The function `f(x) = (log(1+ax)-log(1-bx))/(x)` is not defined at x = 0. The value which should be assigned to f at x = 0 so that it is continuous at x = 0, is

To find the value that should be assigned to \( f(0) \) so that the function \( f(x) = \frac{\log(1 + ax) - \log(1 - bx)}{x} \) is continuous at \( x = 0 \), we need to evaluate the limit of \( f(x) \) as \( x \) approaches 0. ### Step-by-Step Solution: 1. **Identify the Limit**: We need to find \( \lim_{x \to 0} f(x) \): \[ \lim_{x \to 0} f(x) = \lim_{x \to 0} \frac{\log(1 + ax) - \log(1 - bx)}{x} \] 2. **Apply Logarithmic Properties**: Use the property of logarithms that states \( \log(a) - \log(b) = \log\left(\frac{a}{b}\right) \): \[ \lim_{x \to 0} f(x) = \lim_{x \to 0} \frac{\log\left(\frac{1 + ax}{1 - bx}\right)}{x} \] 3. **Evaluate the Limit**: As \( x \) approaches 0, both the numerator and denominator approach 0, resulting in an indeterminate form \( \frac{0}{0} \).

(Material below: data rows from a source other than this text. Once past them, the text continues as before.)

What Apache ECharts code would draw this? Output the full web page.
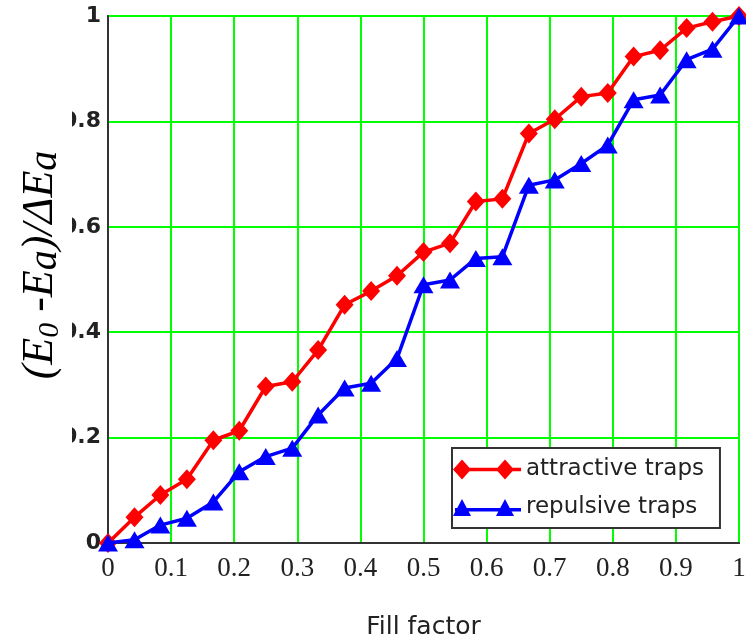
<!DOCTYPE html>
<html>
<head>
<meta charset="utf-8">
<script src="https://cdn.jsdelivr.net/npm/echarts@6/dist/echarts.min.js"></script>
<style>
html,body{margin:0;padding:0;background:#fff;}
#chart{width:746px;height:639px;}
</style>
</head>
<body>
<div id="chart"></div>
<script>
// ---- data ----
var fillFactor = [0, 0.042, 0.083, 0.125, 0.167, 0.208, 0.25, 0.292, 0.333, 0.375, 0.417, 0.458, 0.5,
                  0.542, 0.583, 0.625, 0.667, 0.708, 0.75, 0.792, 0.833, 0.875, 0.917, 0.958, 1];
var attractive = [0, 0.049, 0.091, 0.121, 0.195, 0.213, 0.297, 0.306, 0.366, 0.452, 0.478, 0.507, 0.552,
                  0.569, 0.648, 0.653, 0.777, 0.804, 0.847, 0.854, 0.923, 0.935, 0.977, 0.989, 1.0];
var repulsive  = [0, 0.006, 0.034, 0.047, 0.078, 0.135, 0.164, 0.18, 0.243, 0.294, 0.303, 0.35, 0.49,
                  0.499, 0.54, 0.543, 0.679, 0.689, 0.72, 0.755, 0.841, 0.85, 0.917, 0.937, 1.0];
var seriesNames = ['attractive traps', 'repulsive traps'];
var xTickLabels = ['0', '0.1', '0.2', '0.3', '0.4', '0.5', '0.6', '0.7', '0.8', '0.9', '1'];
var yTickLabels = ['0', '0.2', '0.4', '0.6', '0.8', '1'];
var xTitle = 'Fill factor';

function pairs(xs, ys) { return xs.map(function (x, i) { return [x, ys[i]]; }); }

var chart = echarts.init(document.getElementById('chart'), null, { renderer: 'canvas' });
var option = {
  animation: false,
  backgroundColor: '#fff',
  grid: {
    left: 108, right: 7, top: 16, bottom: 96,
    outerBoundsMode: 'none', containLabel: false,
    show: true, borderColor: '#555', borderWidth: 2, backgroundColor: 'transparent'
  },
  xAxis: {
    type: 'value', min: 0, max: 1, interval: 0.1,
    axisLine: { show: true, onZero: false, lineStyle: { color: '#333', width: 2 } },
    axisTick: { show: false },
    splitLine: { show: true, lineStyle: { color: '#00ff00', width: 2 } },
    axisLabel: {
      margin: 12, color: '#222', fontFamily: 'Liberation Serif', fontSize: 27,
      formatter: function (v) { return xTickLabels[Math.round(v * 10)]; }
    },
    name: xTitle, nameLocation: 'middle', nameGap: 72,
    nameTextStyle: { fontFamily: 'DejaVu Sans', fontSize: 25, color: '#222' }
  },
  yAxis: {
    type: 'value', min: 0, max: 1, interval: 0.2,
    axisLine: { show: true, onZero: false, lineStyle: { color: '#333', width: 2 } },
    axisTick: { show: false },
    splitLine: { show: true, lineStyle: { color: '#00ff00', width: 2 } },
    axisLabel: {
      margin: 7, color: '#222', fontFamily: 'DejaVu Sans', fontWeight: 'bold', fontSize: 22,
      padding: [5, 0, 0, 0],
      formatter: function (v) { return yTickLabels[Math.round(v * 5)]; }
    }
  },
  legend: {
    orient: 'vertical', left: 452, top: 448,
    itemWidth: 68, itemHeight: 20, itemGap: 15,
    padding: [10, 16, 9, 1],
    backgroundColor: '#fff', borderColor: '#333', borderWidth: 2, borderRadius: 0,
    textStyle: { fontFamily: 'DejaVu Sans', fontSize: 23, color: '#222' },
    data: [
      { name: seriesNames[0], icon: 'path://M2,8.2L68,8.2L68,11.8L2,11.8Z M9,0L18,10L9,20L0,10Z M52,0L61,10L52,20L43,10Z' },
      { name: seriesNames[1], icon: 'path://M2,9L68,9L68,12.6L2,12.6Z M9,0L18,17L0,17Z M52,0L61,17L43,17Z' }
    ]
  },
  graphic: [
    { type: 'rect', z: 100, shape: { x: 0, y: 95, width: 72, height: 380 }, style: { fill: '#fff' } },
    {
      type: 'text', z: 101, x: 40, y: 265, rotation: Math.PI / 2,
      style: {
        text: '{m|(E}{s|0}{m| -E}{a|a}{m|)/ΔE}{a|a}',
        align: 'center', verticalAlign: 'middle',
        fill: '#000',
        rich: {
          m: { fontFamily: 'Liberation Serif', fontStyle: 'italic', fontSize: 44, lineHeight: 50, fill: '#000' },
          s: { fontFamily: 'Liberation Serif', fontStyle: 'italic', fontSize: 30, lineHeight: 42, verticalAlign: 'bottom', fill: '#000' },
          a: { fontFamily: 'Liberation Serif', fontStyle: 'italic', fontSize: 40, lineHeight: 48, verticalAlign: 'bottom', fill: '#000' }
        }
      }
    }
  ],
  series: [
    {
      name: seriesNames[0], type: 'line', data: pairs(fillFactor, attractive),
      symbol: 'diamond', symbolSize: [18, 20],
      lineStyle: { color: '#ff0000', width: 3.5 },
      itemStyle: { color: '#ff0000' }, z: 3
    },
    {
      name: seriesNames[1], type: 'line', data: pairs(fillFactor, repulsive),
      symbol: 'triangle', symbolSize: [20, 17],
      lineStyle: { color: '#0000ff', width: 3.5 },
      itemStyle: { color: '#0000ff' }, z: 4
    }
  ]
};
chart.setOption(option);
</script>
</body>
</html>
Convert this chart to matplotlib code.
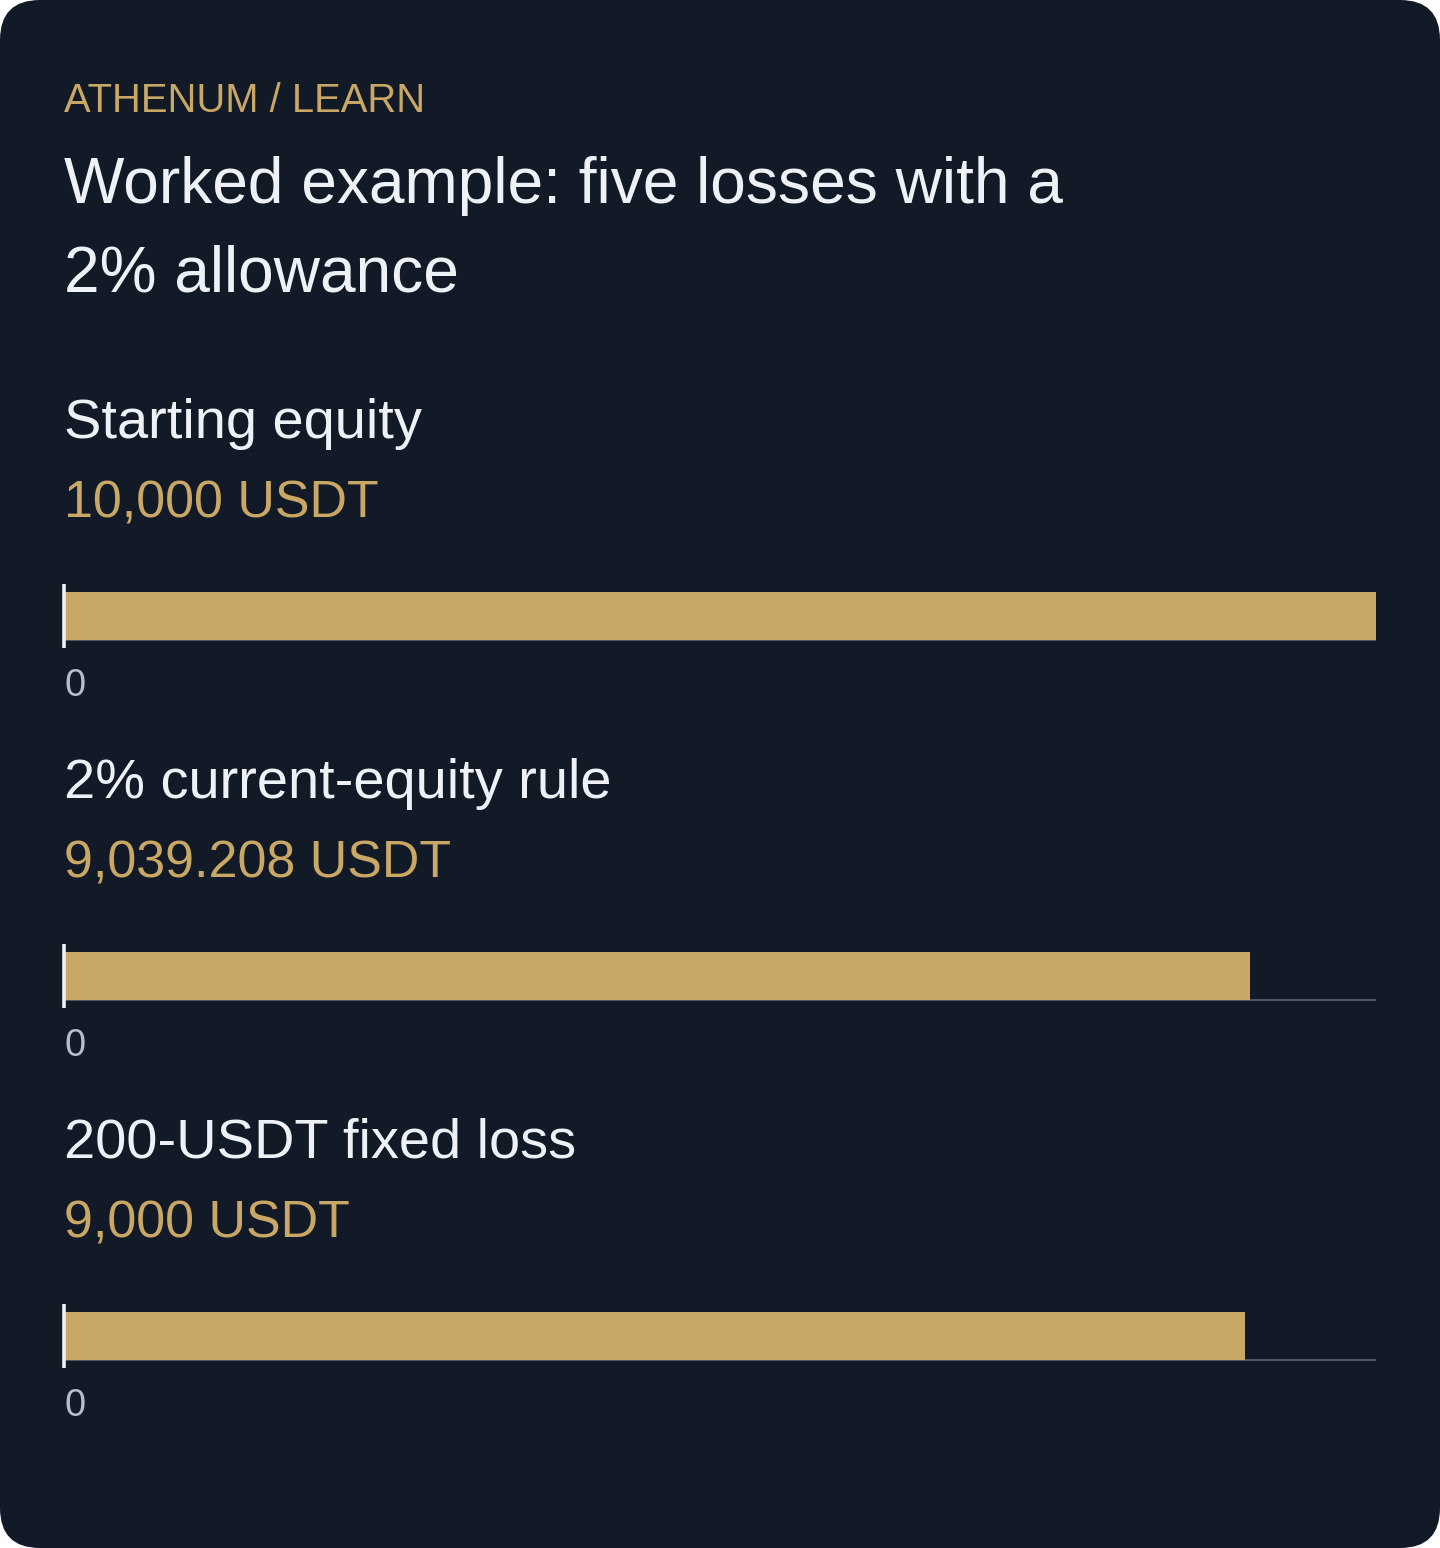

Thus, we can apply L'Hôpital's Rule: \[ \lim_{x \to 0} \frac{\log\left(\frac{1 + ax}{1 - bx}\right)}{x} \] 4. **Differentiate the Numerator and Denominator**: Differentiate the numerator and denominator: - The derivative of the numerator \( \log\left(\frac{1 + ax}{1 - bx}\right) \) using the chain rule: \[ \frac{d}{dx} \log\left(\frac{1 + ax}{1 - bx}\right) = \frac{1}{\frac{1 + ax}{1 - bx}} \cdot \left(\frac{(1 - bx)(a) - (1 + ax)(-b)}{(1 - bx)^2}\right) \] - The derivative of the denominator \( x \) is simply \( 1 \). 5. **Simplify the Derivative**: After differentiating, we substitute \( x = 0 \): \[ \lim_{x \to 0} \frac{(1 - 0)(a) + (1)(b)}{(1 - 0)^2} = a + b \] 6. **Assign the Value to \( f(0) \)**: For \( f(x) \) to be continuous at \( x = 0 \), we need to assign: \[ f(0) = a + b \] ### Conclusion: The value that should be assigned to \( f(0) \) for continuity at \( x = 0 \) is \( a + b \).